What you have to do —
Find each line containing the string "this" and return it.

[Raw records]
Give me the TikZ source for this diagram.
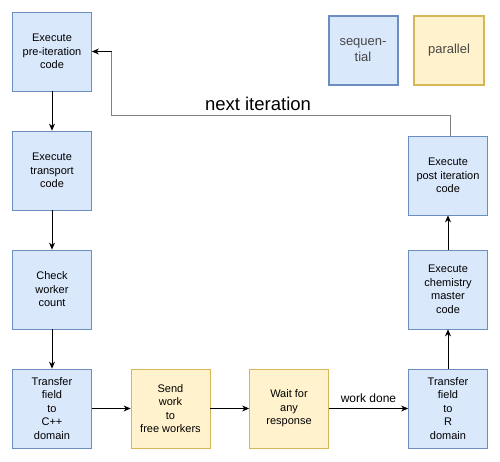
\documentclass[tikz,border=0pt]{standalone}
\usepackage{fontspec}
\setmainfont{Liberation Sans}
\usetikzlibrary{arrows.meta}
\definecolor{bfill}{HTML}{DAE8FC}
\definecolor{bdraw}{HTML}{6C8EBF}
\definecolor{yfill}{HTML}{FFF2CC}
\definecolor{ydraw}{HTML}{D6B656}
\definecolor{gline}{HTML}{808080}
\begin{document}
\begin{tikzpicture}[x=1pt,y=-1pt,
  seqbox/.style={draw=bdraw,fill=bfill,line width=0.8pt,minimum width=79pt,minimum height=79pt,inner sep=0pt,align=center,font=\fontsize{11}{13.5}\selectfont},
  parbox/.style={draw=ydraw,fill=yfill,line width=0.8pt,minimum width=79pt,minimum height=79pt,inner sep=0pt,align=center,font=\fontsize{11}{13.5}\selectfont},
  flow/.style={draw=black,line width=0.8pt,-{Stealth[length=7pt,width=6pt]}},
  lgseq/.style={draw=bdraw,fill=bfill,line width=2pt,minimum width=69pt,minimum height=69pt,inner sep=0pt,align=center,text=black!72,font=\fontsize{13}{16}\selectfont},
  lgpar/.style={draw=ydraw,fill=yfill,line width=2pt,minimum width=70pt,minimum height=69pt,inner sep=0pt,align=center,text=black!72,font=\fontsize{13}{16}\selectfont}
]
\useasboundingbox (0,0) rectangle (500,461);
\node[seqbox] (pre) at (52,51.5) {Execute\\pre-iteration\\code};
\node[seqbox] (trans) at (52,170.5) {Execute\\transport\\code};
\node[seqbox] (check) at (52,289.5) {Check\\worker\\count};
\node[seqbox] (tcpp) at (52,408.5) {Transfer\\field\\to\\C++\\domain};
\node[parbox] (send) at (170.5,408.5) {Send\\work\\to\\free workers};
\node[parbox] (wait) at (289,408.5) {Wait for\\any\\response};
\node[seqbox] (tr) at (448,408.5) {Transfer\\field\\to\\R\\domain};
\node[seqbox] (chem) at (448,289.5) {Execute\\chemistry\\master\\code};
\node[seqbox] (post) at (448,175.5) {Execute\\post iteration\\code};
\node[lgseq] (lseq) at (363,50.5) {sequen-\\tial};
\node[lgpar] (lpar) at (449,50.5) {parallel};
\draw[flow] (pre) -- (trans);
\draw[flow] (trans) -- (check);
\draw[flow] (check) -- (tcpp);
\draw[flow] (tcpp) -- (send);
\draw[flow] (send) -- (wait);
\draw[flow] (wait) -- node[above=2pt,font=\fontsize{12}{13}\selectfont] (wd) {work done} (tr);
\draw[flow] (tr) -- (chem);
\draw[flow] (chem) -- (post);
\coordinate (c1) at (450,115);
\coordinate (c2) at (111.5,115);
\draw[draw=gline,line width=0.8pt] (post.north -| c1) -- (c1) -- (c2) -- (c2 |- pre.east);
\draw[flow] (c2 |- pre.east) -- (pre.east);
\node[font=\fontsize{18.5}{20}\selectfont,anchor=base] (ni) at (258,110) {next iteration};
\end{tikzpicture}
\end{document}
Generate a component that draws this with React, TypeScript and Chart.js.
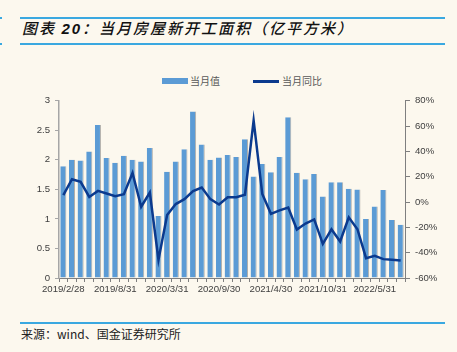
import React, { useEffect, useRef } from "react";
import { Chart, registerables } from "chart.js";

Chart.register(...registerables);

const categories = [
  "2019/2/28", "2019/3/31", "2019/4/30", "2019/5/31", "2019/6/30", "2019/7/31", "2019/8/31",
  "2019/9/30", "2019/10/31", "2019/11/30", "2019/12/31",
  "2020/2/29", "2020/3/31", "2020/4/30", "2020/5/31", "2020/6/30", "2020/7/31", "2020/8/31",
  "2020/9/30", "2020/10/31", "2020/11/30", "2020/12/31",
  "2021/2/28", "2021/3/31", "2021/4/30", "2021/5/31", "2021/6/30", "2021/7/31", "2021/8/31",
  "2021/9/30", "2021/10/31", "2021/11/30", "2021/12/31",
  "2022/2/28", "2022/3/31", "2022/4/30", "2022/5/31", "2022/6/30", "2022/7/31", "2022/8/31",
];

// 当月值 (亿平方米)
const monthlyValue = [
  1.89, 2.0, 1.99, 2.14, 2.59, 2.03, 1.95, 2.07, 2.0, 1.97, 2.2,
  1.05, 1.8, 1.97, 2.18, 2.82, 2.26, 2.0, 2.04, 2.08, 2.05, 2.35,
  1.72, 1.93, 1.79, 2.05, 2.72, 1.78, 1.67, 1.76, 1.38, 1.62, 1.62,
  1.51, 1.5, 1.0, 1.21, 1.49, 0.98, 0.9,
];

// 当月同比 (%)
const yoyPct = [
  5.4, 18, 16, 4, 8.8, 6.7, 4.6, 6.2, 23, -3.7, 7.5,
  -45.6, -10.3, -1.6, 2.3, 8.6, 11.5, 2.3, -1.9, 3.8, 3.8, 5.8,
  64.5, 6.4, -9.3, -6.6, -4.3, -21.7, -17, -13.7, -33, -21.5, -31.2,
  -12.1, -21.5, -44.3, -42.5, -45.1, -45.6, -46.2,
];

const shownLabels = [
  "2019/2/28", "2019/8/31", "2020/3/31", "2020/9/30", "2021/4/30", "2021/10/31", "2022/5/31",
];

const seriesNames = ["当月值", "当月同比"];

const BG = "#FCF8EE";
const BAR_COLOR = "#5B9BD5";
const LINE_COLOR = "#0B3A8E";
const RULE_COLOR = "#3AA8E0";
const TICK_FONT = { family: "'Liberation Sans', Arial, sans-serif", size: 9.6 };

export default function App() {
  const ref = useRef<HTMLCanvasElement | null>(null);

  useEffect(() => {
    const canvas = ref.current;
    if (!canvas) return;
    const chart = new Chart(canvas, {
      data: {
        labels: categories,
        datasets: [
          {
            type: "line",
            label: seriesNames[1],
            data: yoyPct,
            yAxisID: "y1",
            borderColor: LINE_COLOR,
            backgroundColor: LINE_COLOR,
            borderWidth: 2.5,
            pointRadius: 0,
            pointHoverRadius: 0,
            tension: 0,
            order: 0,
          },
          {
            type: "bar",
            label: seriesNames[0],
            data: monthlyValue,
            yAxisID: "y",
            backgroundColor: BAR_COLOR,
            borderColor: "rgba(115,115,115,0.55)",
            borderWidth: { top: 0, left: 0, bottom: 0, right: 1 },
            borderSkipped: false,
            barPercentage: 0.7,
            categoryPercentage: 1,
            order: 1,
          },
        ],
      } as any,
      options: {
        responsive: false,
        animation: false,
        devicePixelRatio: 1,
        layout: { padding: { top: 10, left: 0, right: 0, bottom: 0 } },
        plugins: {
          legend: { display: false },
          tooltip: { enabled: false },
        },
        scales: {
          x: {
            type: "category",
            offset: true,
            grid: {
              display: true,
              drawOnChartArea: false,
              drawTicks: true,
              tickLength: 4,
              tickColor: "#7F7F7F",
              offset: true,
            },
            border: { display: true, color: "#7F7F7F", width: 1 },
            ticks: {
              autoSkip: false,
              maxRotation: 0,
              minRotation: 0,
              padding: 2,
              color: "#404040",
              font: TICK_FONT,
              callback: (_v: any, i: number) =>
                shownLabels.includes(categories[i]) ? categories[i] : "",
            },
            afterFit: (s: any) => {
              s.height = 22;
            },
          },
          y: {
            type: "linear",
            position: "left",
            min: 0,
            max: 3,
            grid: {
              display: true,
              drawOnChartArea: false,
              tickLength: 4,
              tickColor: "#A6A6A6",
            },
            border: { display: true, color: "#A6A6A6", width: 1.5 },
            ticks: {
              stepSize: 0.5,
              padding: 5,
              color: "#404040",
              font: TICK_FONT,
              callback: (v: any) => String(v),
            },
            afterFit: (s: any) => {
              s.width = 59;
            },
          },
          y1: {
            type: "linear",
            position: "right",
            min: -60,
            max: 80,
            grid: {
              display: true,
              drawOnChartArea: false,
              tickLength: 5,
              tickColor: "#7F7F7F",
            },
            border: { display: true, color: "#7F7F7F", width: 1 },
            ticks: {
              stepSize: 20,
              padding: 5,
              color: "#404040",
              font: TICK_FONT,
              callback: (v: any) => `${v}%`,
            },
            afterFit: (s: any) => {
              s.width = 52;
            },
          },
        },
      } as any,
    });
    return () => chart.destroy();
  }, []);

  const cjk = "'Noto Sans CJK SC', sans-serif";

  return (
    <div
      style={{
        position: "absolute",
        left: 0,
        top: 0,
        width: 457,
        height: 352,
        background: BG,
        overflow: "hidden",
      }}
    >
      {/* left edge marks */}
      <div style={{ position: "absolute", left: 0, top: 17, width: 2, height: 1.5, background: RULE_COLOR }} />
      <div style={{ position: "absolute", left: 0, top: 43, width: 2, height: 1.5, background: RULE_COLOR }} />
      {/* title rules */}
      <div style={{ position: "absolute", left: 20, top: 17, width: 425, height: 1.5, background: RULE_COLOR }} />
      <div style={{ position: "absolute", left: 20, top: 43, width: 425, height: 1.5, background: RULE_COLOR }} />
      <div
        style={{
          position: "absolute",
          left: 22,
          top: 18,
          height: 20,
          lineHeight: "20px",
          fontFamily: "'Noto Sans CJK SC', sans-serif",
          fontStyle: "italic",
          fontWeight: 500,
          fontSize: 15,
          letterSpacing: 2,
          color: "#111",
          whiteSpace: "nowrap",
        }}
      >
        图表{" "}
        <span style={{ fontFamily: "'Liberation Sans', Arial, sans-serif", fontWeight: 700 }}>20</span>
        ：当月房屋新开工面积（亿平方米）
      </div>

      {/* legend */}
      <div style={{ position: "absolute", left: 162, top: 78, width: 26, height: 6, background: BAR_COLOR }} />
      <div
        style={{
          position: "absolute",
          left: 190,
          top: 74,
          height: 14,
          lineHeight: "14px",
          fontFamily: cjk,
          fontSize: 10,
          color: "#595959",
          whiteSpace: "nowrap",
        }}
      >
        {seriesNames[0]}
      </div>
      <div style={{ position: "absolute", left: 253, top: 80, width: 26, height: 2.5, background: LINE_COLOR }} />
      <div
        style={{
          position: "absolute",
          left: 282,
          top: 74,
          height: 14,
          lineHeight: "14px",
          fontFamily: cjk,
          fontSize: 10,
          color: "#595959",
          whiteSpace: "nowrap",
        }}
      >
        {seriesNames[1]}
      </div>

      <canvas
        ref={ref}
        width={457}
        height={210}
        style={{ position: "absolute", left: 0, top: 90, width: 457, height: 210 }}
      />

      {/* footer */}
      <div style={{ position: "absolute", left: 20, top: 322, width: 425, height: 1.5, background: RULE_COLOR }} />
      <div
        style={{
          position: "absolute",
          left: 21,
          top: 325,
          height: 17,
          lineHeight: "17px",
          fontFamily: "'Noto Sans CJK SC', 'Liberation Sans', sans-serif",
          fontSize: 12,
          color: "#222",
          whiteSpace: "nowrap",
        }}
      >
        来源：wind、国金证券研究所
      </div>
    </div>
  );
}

Written response —
Give me the TikZ source for this diagram.
Generate a component that draws this with React, TypeScript and Chart.js.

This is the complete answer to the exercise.